▸ Exercise instructions
Each line in the material below, starting at the one with "Reproduce this chart with matplotlib." and ending at the one with "plt.rcParams['font.family'] = ['Lato', 'DejaVu", is to be reproduced exactly; no picture is to be copied.

▸ Stored records
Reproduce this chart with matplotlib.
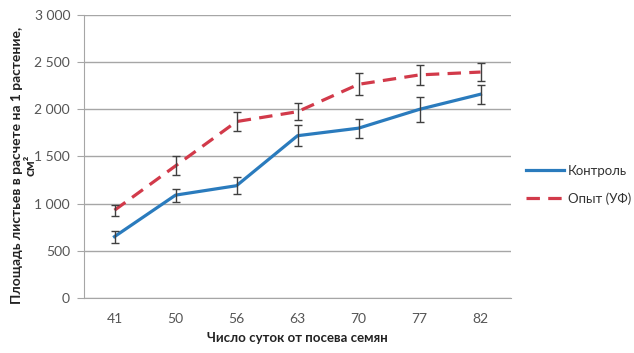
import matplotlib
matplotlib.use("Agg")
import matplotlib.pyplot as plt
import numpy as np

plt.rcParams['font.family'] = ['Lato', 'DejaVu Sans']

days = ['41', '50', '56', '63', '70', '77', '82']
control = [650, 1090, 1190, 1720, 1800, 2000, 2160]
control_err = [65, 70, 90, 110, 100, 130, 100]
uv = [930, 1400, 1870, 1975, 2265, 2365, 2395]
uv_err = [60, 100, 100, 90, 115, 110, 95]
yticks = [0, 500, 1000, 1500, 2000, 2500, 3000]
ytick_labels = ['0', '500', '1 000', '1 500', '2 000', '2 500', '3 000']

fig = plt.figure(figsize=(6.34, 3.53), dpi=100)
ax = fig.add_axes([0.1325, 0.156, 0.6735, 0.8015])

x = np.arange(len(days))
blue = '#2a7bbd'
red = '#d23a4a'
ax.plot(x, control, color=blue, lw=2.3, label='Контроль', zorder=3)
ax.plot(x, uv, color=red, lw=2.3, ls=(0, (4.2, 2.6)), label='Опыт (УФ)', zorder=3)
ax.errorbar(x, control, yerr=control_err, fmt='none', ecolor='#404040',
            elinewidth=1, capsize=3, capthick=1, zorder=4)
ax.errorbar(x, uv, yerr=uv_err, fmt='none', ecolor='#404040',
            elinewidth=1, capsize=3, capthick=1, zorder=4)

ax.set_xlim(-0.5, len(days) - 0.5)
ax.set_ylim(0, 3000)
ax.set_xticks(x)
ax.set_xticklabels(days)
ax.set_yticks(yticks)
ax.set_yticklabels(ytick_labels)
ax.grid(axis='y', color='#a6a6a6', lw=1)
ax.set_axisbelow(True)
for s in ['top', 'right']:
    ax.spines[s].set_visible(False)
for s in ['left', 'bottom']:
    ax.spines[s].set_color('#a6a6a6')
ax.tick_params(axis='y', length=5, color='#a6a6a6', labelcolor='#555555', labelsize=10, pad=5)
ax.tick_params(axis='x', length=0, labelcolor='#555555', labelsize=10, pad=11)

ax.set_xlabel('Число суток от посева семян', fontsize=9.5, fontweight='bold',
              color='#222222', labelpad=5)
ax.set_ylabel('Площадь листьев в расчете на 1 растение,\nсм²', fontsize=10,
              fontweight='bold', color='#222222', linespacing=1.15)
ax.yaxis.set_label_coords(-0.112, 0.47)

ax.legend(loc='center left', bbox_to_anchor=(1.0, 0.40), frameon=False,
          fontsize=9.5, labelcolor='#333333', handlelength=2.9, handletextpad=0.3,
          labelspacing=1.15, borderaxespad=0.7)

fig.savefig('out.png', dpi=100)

---

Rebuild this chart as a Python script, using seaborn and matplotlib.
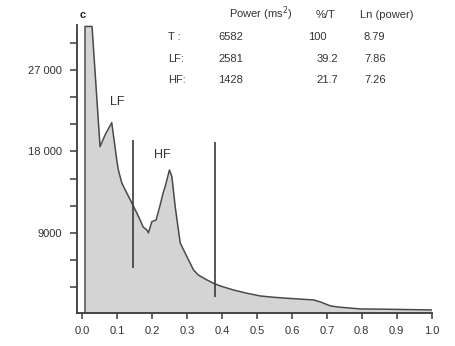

---

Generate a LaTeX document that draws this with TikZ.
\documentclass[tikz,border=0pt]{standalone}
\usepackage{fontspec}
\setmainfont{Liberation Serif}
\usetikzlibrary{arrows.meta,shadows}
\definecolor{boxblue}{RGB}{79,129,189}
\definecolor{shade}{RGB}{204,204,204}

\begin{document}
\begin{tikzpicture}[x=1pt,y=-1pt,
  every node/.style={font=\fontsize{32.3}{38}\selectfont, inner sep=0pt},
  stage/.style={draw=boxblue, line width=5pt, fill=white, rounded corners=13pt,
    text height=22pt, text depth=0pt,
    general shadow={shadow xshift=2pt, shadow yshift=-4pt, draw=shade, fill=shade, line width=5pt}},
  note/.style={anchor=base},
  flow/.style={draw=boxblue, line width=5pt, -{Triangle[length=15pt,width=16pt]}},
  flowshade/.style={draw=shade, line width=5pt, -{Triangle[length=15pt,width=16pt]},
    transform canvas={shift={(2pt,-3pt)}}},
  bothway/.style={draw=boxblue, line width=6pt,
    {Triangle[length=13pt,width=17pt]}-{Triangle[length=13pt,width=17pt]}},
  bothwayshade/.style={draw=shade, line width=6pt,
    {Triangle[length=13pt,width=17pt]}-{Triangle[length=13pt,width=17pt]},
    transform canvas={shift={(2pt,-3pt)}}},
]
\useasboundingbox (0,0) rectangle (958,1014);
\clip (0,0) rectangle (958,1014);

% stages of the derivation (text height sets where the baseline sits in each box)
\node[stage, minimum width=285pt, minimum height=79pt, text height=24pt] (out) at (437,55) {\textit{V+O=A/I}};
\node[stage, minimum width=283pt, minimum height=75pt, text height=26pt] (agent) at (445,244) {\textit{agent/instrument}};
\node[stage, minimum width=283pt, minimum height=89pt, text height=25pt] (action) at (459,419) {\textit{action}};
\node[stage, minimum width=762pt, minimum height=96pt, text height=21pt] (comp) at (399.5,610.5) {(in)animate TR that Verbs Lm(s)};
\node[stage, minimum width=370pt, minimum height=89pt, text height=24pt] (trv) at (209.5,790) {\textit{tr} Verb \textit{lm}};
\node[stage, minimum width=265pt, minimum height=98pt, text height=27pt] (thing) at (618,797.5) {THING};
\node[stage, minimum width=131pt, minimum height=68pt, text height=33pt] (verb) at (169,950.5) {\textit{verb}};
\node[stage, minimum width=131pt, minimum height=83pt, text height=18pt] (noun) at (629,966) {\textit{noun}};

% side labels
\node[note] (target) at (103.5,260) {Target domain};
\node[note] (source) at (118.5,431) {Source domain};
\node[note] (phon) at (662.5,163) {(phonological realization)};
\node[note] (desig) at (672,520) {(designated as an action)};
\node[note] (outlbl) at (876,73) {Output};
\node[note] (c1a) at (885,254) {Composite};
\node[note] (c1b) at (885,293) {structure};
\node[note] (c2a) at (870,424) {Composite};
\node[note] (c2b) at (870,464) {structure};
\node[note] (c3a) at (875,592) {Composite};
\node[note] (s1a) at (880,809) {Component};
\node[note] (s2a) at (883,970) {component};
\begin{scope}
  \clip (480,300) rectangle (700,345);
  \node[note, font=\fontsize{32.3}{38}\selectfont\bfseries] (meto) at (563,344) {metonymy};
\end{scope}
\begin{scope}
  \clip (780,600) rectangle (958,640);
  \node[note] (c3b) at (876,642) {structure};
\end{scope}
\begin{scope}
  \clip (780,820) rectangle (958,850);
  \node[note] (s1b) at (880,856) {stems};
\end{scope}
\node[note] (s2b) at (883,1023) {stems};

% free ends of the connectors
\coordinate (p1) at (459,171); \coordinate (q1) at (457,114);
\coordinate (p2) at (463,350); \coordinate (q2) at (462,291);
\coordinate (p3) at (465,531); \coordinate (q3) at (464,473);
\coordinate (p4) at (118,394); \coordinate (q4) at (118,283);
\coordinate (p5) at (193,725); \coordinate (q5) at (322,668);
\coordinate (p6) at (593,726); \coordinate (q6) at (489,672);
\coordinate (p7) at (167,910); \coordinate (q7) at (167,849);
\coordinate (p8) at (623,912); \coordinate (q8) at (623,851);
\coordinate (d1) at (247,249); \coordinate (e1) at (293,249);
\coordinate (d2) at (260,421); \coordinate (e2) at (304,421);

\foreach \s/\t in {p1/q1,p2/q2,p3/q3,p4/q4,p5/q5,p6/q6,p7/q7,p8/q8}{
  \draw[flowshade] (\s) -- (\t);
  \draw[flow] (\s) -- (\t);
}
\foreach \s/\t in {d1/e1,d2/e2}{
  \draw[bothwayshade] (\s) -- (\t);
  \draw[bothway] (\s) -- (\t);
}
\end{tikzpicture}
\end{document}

▸ Solution to this task
Reproduce this chart with matplotlib.
import matplotlib
matplotlib.use("Agg")
import matplotlib.pyplot as plt
import numpy as np

plt.rcParams['font.family'] = ['Lato', 'DejaVu Sans']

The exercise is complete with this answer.